Vaccinations are not compulsory for Premier League players, nor those of Germany's top flight, the Bundesliga. But given the poster-boy status of Kimmich, who recently captained the German national team, his stance on vaccination has frustrated even his admirers.
Last year, Kimmich co-founded the We kick Corona initiative by donating money to support vaccination campaigns and charitable projects.
Despite this, Kimmich is one of five Bayern Munich players who are not vaccinated, the Bild newspaper reported.
'He will make the right decision'
Kimmich's club has urged its players and staff to get jabbed, while senior leaders have spoken out about the issue.
Bayern CEO Oliver Kahn said the club could only recommend vaccinations to players and had done so through several campaigns. Even so, he said the club respects players who have a "different opinion".
The president of Bayern, Herbert Hainen, echoed those views.
"FC Bayern supports the vaccination campaign," he said. "At the end of the day there is no compulsory vaccination with us. It is the decision of each individual, and you have to accept that."
The club's former CEO, Karl-Heinz Rummenigge, said he knew Kimmich to be an "extremely responsible" person who would probably "make the right decision at some point".

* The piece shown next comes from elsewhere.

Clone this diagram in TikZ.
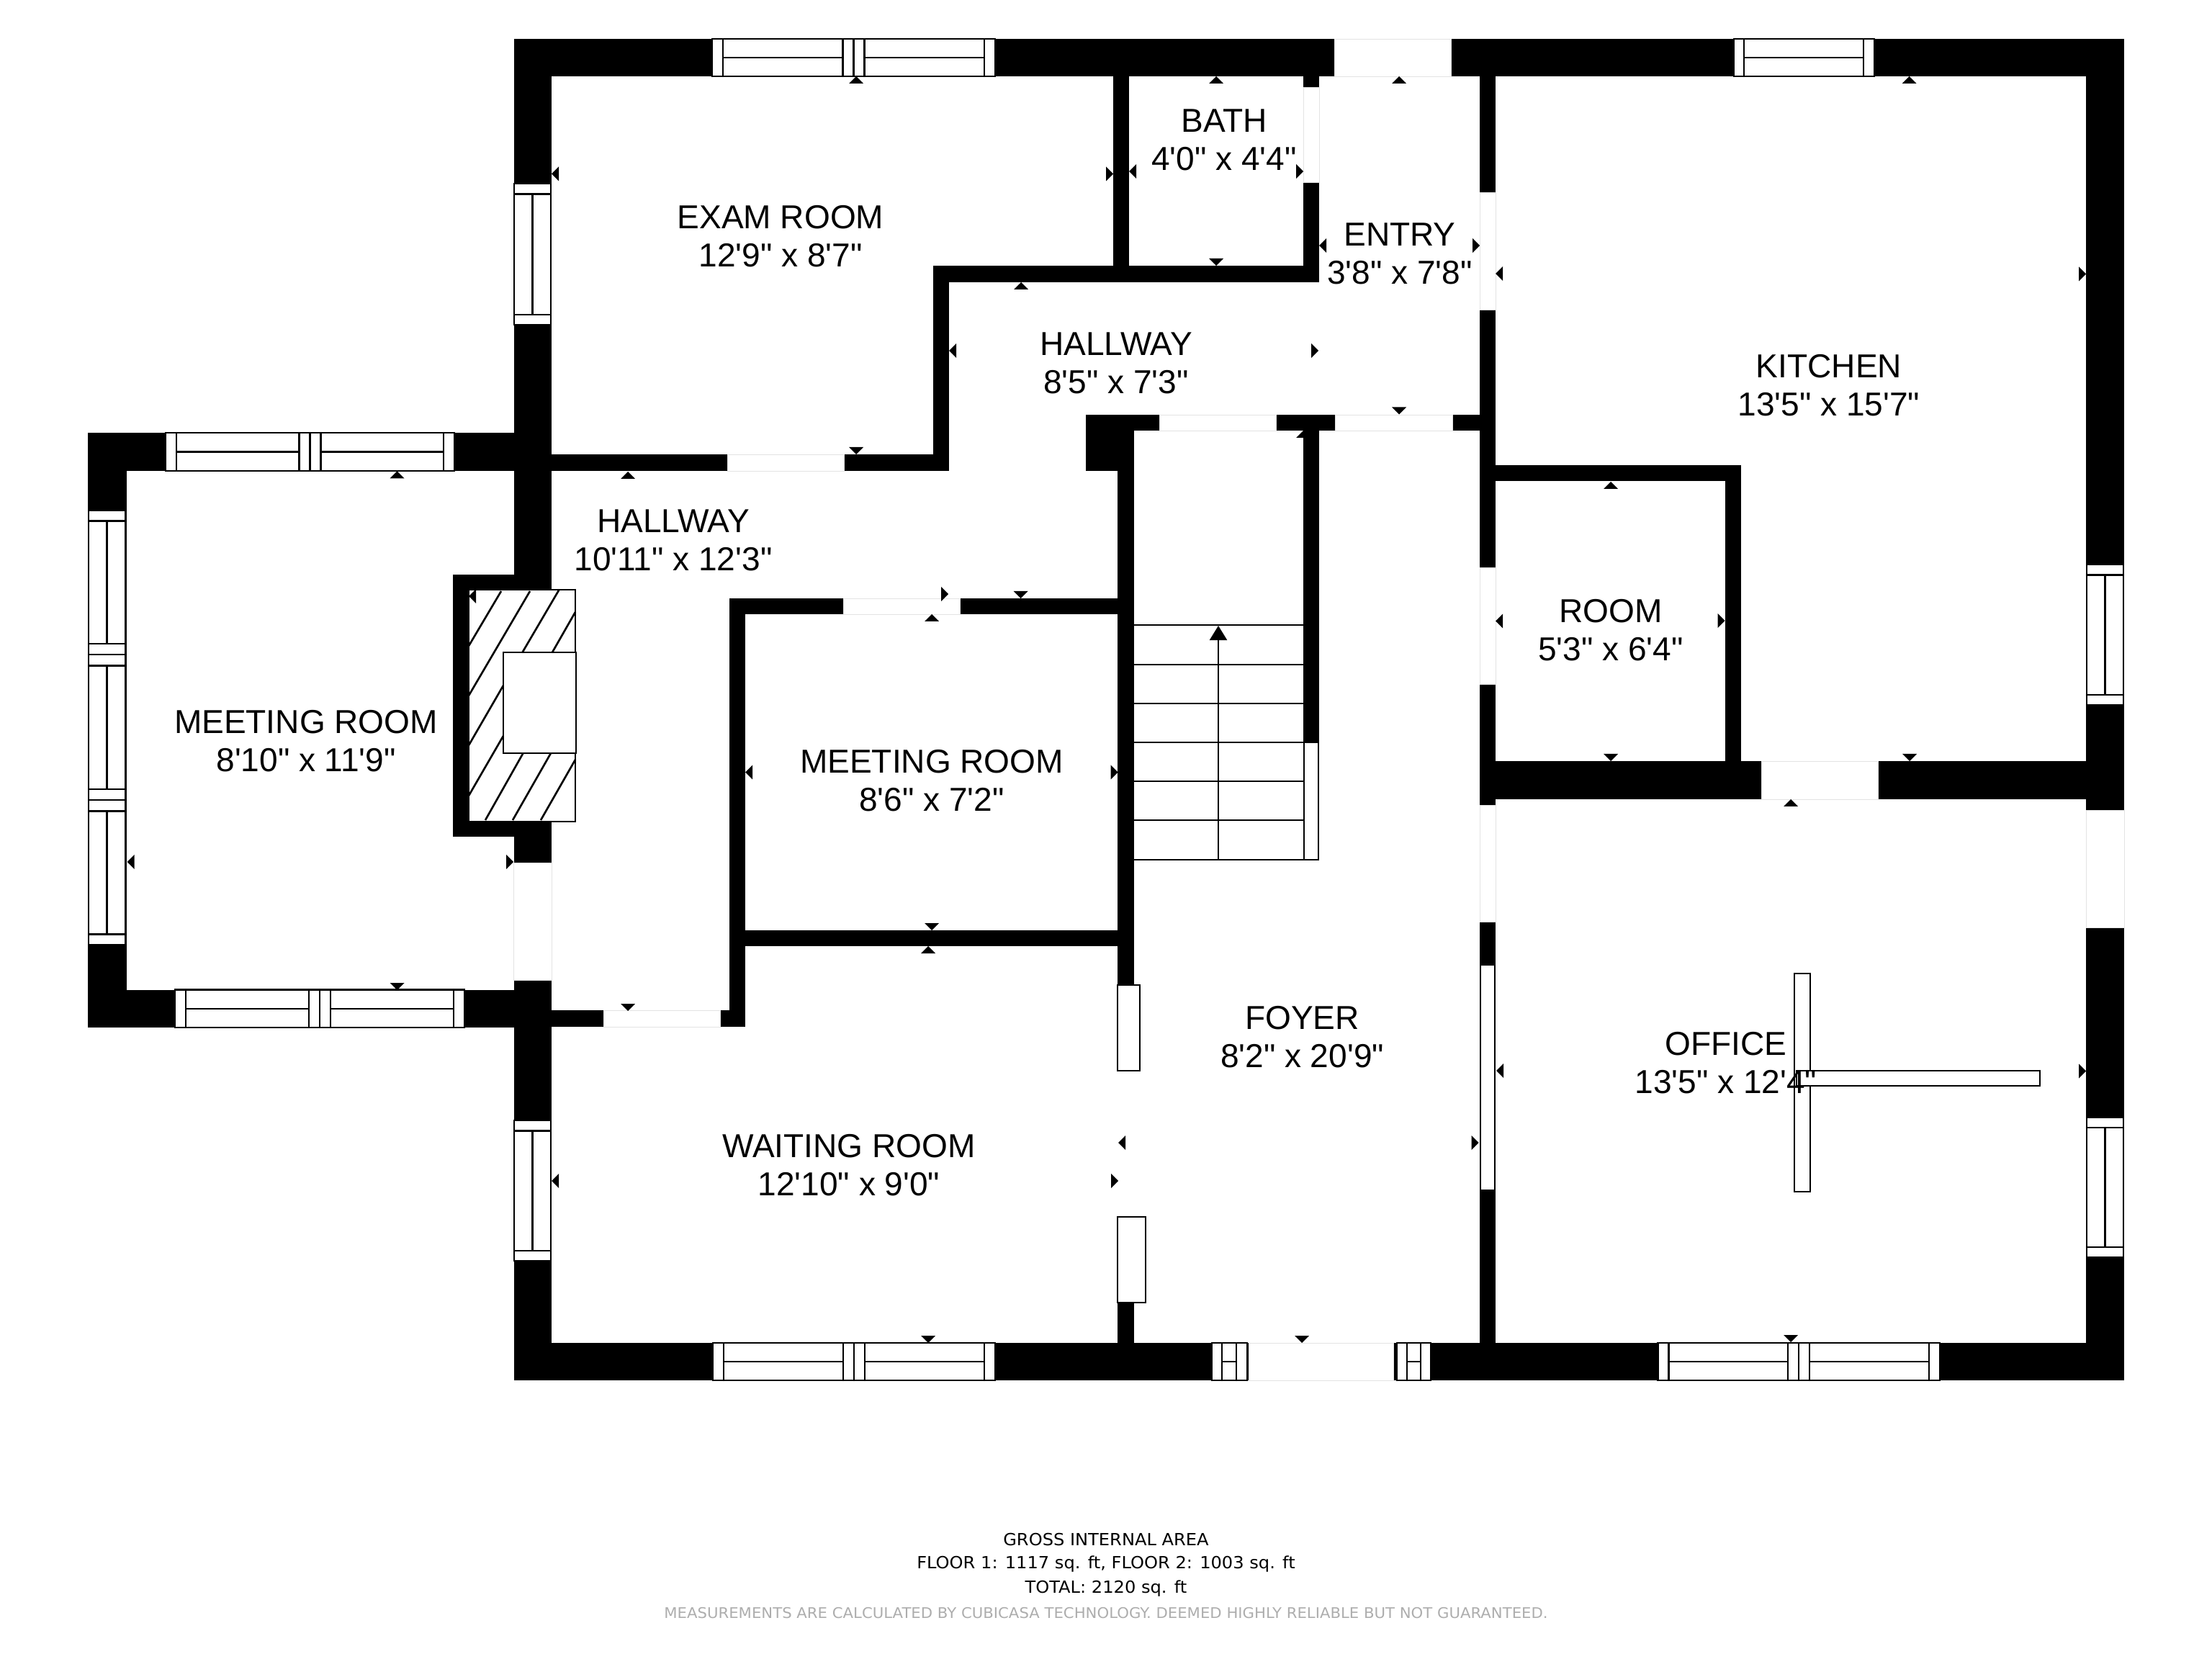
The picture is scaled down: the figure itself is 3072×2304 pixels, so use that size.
\documentclass[tikz,border=0pt]{standalone}
\usepackage{fontspec}
\newfontfamily\roomfont{Liberation Sans}
\newfontfamily\footfont[FakeStretch=1.04]{DejaVu Sans}
\usetikzlibrary{arrows.meta}
\definecolor{footGray}{gray}{0.68}
\tikzstyle{styWall}=[fill=black]
\tikzstyle{styDoor}=[fill=white,draw=black!11,line width=0.25pt]
\tikzstyle{styWin}=[fill=white,draw=black,line width=0.6pt]
\tikzstyle{styLine}=[draw=black,line width=0.6pt]
\tikzstyle{styRail}=[fill=white,draw=black,line width=0.8pt]
\tikzstyle{styStep}=[draw=black,line width=0.75pt]
\tikzstyle{styRoom}=[align=center,inner sep=0pt,font=\roomfont\fontsize{13.1}{15.1}\selectfont]
\tikzstyle{styFoot}=[inner sep=0pt,font=\footfont\fontsize{6.6}{8}\selectfont]
\tikzstyle{styNote}=[inner sep=0pt,text=footGray,font=\footfont\fontsize{5.8}{7}\selectfont]
\tikzstyle{myarrow}=[styStep,-{Triangle[width=6.8pt,length=5.7pt]}]
% dimension marks: tip at (x,y)
\newcommand{\tickU}[2]{\fill (#1,#2) -- (#1-10,#2+10) -- (#1+10,#2+10) -- cycle;}
\newcommand{\tickD}[2]{\fill (#1,#2) -- (#1-10,#2-10) -- (#1+10,#2-10) -- cycle;}
\newcommand{\tickL}[2]{\fill (#1,#2) -- (#1+10,#2-10) -- (#1+10,#2+10) -- cycle;}
\newcommand{\tickR}[2]{\fill (#1,#2) -- (#1-10,#2-10) -- (#1-10,#2+10) -- cycle;}
% windows: x1 x2 y1 y2
\newcommand{\winDbl}[4]{
  \draw[styWin] (#1,#3) rectangle (#2,#4);
  \draw[styLine] ({#1+15},#3) -- ({#1+15},#4);
  \draw[styLine] ({#2-15},#3) -- ({#2-15},#4);
  \draw[styLine] ({(#1+#2)/2-15},#3) -- ({(#1+#2)/2-15},#4);
  \draw[styLine] ({(#1+#2)/2},#3) -- ({(#1+#2)/2},#4);
  \draw[styLine] ({(#1+#2)/2+15},#3) -- ({(#1+#2)/2+15},#4);
  \draw[styLine] ({#1+15},{(#3+#4)/2}) -- ({(#1+#2)/2-15},{(#3+#4)/2});
  \draw[styLine] ({(#1+#2)/2+15},{(#3+#4)/2}) -- ({#2-15},{(#3+#4)/2});
}
\newcommand{\winV}[4]{
  \draw[styWin] (#1,#3) rectangle (#2,#4);
  \draw[styLine] (#1,{#3+14.5}) -- (#2,{#3+14.5});
  \draw[styLine] (#1,{#4-14}) -- (#2,{#4-14});
  \draw[styLine] ({(#1+#2)/2},{#3+14.5}) -- ({(#1+#2)/2},{#4-14});
}
\newcommand{\winS}[4]{
  \draw[styWin] (#1,#3) rectangle (#2,#4);
  \draw[styLine] ({#1+14},#3) -- ({#1+14},#4);
  \draw[styLine] ({#2-15},#3) -- ({#2-15},#4);
  \draw[styLine] ({#1+14},{(#3+#4)/2}) -- ({#2-15},{(#3+#4)/2});
}

\begin{document}
\begin{tikzpicture}[x=0.01cm,y=-0.01cm]
\useasboundingbox (0,0) rectangle (3072,2304);

\tickU{1810}{598}

% outer walls
\fill[styWall] (713.5,54) rectangle (2950,106);
\fill[styWall] (713.5,54) rectangle (766,1917);
\fill[styWall] (713.5,1865) rectangle (2950,1917);
\fill[styWall] (2897,54) rectangle (2950,1917);
\fill[styWall] (122,601) rectangle (713.5,654);
\fill[styWall] (122,601) rectangle (175.5,1427);
\fill[styWall] (122,1374.5) rectangle (713.5,1427);
\fill[styWall] (629,798) rectangle (713.5,1162);

% inner walls
\fill[styWall] (766,631) rectangle (1318,654);
\fill[styWall] (1296,369) rectangle (1318,654);
\fill[styWall] (1296,369) rectangle (1832,392);
\fill[styWall] (1546,106) rectangle (1568,369);
\fill[styWall] (1810,106) rectangle (1832,392);
\fill[styWall] (2055,106) rectangle (2077,1865);
\fill[styWall] (1508,576) rectangle (2077,598);
\fill[styWall] (1508,576) rectangle (1575,654);
\fill[styWall] (1810,598) rectangle (1832,1031);
\fill[styWall] (1552,654) rectangle (1575,1368);
\fill[styWall] (1552,1809) rectangle (1575,1865);
\fill[styWall] (1013,831) rectangle (1552,853);
\fill[styWall] (1013,831) rectangle (1035,1426);
\fill[styWall] (1035,1292) rectangle (1552,1314);
\fill[styWall] (766,1403) rectangle (1035,1426);
\fill[styWall] (2077,646) rectangle (2418,668);
\fill[styWall] (2396,646) rectangle (2418,1057);
\fill[styWall] (2055,1057) rectangle (2446,1110);
\fill[styWall] (2608,1057) rectangle (2897,1110);

% doors
\draw[styDoor] (1853,54) rectangle (2015,106);
\draw[styDoor] (1810,121.5) rectangle (1832,253);
\draw[styDoor] (2055,267) rectangle (2077,430);
\draw[styDoor] (2055,788) rectangle (2077,950);
\draw[styDoor] (2055,1118) rectangle (2077,1280);
\draw[styDoor] (1610,576) rectangle (1772,598);
\draw[styDoor] (1854,576) rectangle (2017,598);
\draw[styDoor] (1010,631) rectangle (1172,654);
\draw[styDoor] (1171,831) rectangle (1333,853);
\draw[styDoor] (838,1403) rectangle (1000.5,1426);
\draw[styDoor] (713.5,1198) rectangle (766,1361);
\draw[styDoor] (2446,1057) rectangle (2608,1110);
\draw[styDoor] (2897,1125) rectangle (2950,1288);
\draw[styDoor] (1734,1865) rectangle (1935,1917);

% windows
\winDbl{989}{1382}{54}{106}
\winS{2408}{2603}{54}{106}
\winDbl{230}{631}{601}{654}
\winDbl{243}{645}{1374.5}{1427}
\winDbl{990}{1382}{1865}{1917}
\winDbl{2302.5}{2694}{1865}{1917}
\winV{714}{765}{255}{451}
\winV{714}{765}{1556}{1751}
\winV{2898}{2949}{784}{979}
\winV{2898}{2949}{1551.5}{1746}
\draw[styWin] (123,709) rectangle (174,1312);
\draw[styLine] (123,723.5) -- (174,723.5);
\draw[styLine] (123,894) -- (174,894);
\draw[styLine] (123,909) -- (174,909);
\draw[styLine] (123,924.5) -- (174,924.5);
\draw[styLine] (123,1096) -- (174,1096);
\draw[styLine] (123,1111) -- (174,1111);
\draw[styLine] (123,1126.5) -- (174,1126.5);
\draw[styLine] (123,1297.5) -- (174,1297.5);
\draw[styLine] (148.5,723.5) -- (148.5,894);
\draw[styLine] (148.5,924.5) -- (148.5,1096);
\draw[styLine] (148.5,1126.5) -- (148.5,1297.5);
\draw[styWin] (1683,1865) rectangle (1732,1917);
\draw[styLine] (1697,1865) -- (1697,1917);
\draw[styLine] (1717,1865) -- (1717,1917);
\draw[styLine] (1697,1891) -- (1717,1891);
\draw[styWin] (1940,1865) rectangle (1987,1917);
\draw[styLine] (1954,1865) -- (1954,1917);
\draw[styLine] (1973,1865) -- (1973,1917);
\draw[styLine] (1954,1891) -- (1973,1891);

% door leaves and closet rails
\draw[styRail] (1552,1368) rectangle (1583,1487);
\draw[styRail] (1552,1690) rectangle (1591,1809);
\draw[styRail] (2056,1340) rectangle (2076,1653);
\draw[styRail] (2492,1352) rectangle (2514,1655);
\draw[styRail] (2495,1487) rectangle (2833,1508);

% chimney
\draw[styRail,fill=white] (651,819) rectangle (799,1141);
\draw[styStep] (651,897) -- (696,821);
\draw[styStep] (651,966) -- (736,821);
\draw[styStep] (725.5,906) -- (776.5,819);
\draw[styStep] (767,906) -- (799,850);
\draw[styStep] (651,1035) -- (699,952);
\draw[styStep] (651,1105) -- (699,1022);
\draw[styStep] (674,1139) -- (726.5,1046);
\draw[styStep] (712,1139) -- (765,1046);
\draw[styStep] (751,1139) -- (799,1055);
\draw[styRail] (699,906) rectangle (800,1046);

% stairs
\draw[styRail] (1811,1031) rectangle (1831,1194);
\draw[styStep] (1575,868) -- (1810,868);
\draw[styStep] (1575,923) -- (1810,923);
\draw[styStep] (1575,977) -- (1810,977);
\draw[styStep] (1575,1031) -- (1810,1031);
\draw[styStep] (1575,1085) -- (1810,1085);
\draw[styStep] (1575,1139) -- (1810,1139);
\draw[styStep] (1575,1194) -- (1831,1194);
\coordinate (stairFoot) at (1692,1194);
\coordinate (stairHead) at (1692,869);
\draw[myarrow] (stairFoot) -- (stairHead);

% dimension marks
\tickU{1189}{106} \tickU{1689}{106} \tickU{1943}{106} \tickU{2651.5}{106}
\tickU{551.5}{654.5} \tickU{872}{655} \tickU{1418}{392} \tickU{2237}{669}
\tickU{1294}{853} \tickU{1289}{1314} \tickU{2487}{1110}
\tickD{1689}{369} \tickD{1189}{631} \tickD{1943}{575.5} \tickD{872}{1404}
\tickD{551.5}{1375} \tickD{1417.5}{831} \tickD{1294}{1292} \tickD{2237}{1057}
\tickD{2652}{1057} \tickD{1289}{1865} \tickD{1808}{1865} \tickD{2487}{1864}
\tickL{766}{241.5} \tickL{1568}{238} \tickL{1832}{341} \tickL{2077}{380}
\tickL{1318}{487} \tickL{2077}{862.5} \tickL{176.5}{1197} \tickL{1035}{1072.5}
\tickL{766}{1640} \tickL{1553}{1587} \tickL{2078}{1487} \tickL{651}{828}
\tickR{1546}{241.5} \tickR{1810}{238} \tickR{2055}{341} \tickR{1831}{487}
\tickR{2897}{380.5} \tickR{2395.5}{862} \tickR{1317}{825} \tickR{1552.5}{1072.5}
\tickR{713}{1197} \tickR{1553}{1640} \tickR{2053.5}{1587} \tickR{2897}{1487.5}

% room labels
\node[styRoom] (labMeetA) at (425,1029) {MEETING ROOM\\8'10" x 11'9"};
\node[styRoom] (labExam) at (1084,328) {EXAM ROOM\\12'9" x 8'7"};
\node[styRoom] (labBath) at (1700,194) {BATH\\4'0" x 4'4"};
\node[styRoom] (labEntry) at (1944,352) {ENTRY\\3'8" x 7'8"};
\node[styRoom] (labHallA) at (1550,504) {HALLWAY\\8'5" x 7'3"};
\node[styRoom] (labHallB) at (935,750) {HALLWAY\\10'11" x 12'3"};
\node[styRoom] (labMeetB) at (1294,1084) {MEETING ROOM\\8'6" x 7'2"};
\node[styRoom] (labKitchen) at (2540,535) {KITCHEN\\13'5" x 15'7"};
\node[styRoom] (labRoom) at (2237,875) {ROOM\\5'3" x 6'4"};
\node[styRoom] (labFoyer) at (1808.5,1440) {FOYER\\8'2" x 20'9"};
\node[styRoom] (labOffice) at (2397,1476) {OFFICE\\13'5" x 12'4"};
\node[styRoom] (labWait) at (1179,1618) {WAITING ROOM\\12'10" x 9'0"};

% footer
\node[styFoot] (footA) at (1536,2138) {GROSS INTERNAL AREA};
\node[styFoot] (footB) at (1536,2172) {FLOOR 1: 1117 sq. ft, FLOOR 2: 1003 sq. ft};
\node[styFoot] (footC) at (1536,2206) {TOTAL: 2120 sq. ft};
\node[styNote] (footD) at (1536,2240) {MEASUREMENTS ARE CALCULATED BY CUBICASA TECHNOLOGY. DEEMED HIGHLY RELIABLE BUT NOT GUARANTEED.};

\end{tikzpicture}
\end{document}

Kimmich made his scepticism known at a time when rising coronavirus infections are raising the prospect of a return to tougher restrictions in Germany and elsewhere in Europe.
On Monday, Germany reported 6,573 new infections and 17 deaths over the previous 24-hour period.
Meanwhile, the vaccination rate per 100 people continues to fall after peaking in June. About 65% of Germany's population have been fully vaccinated.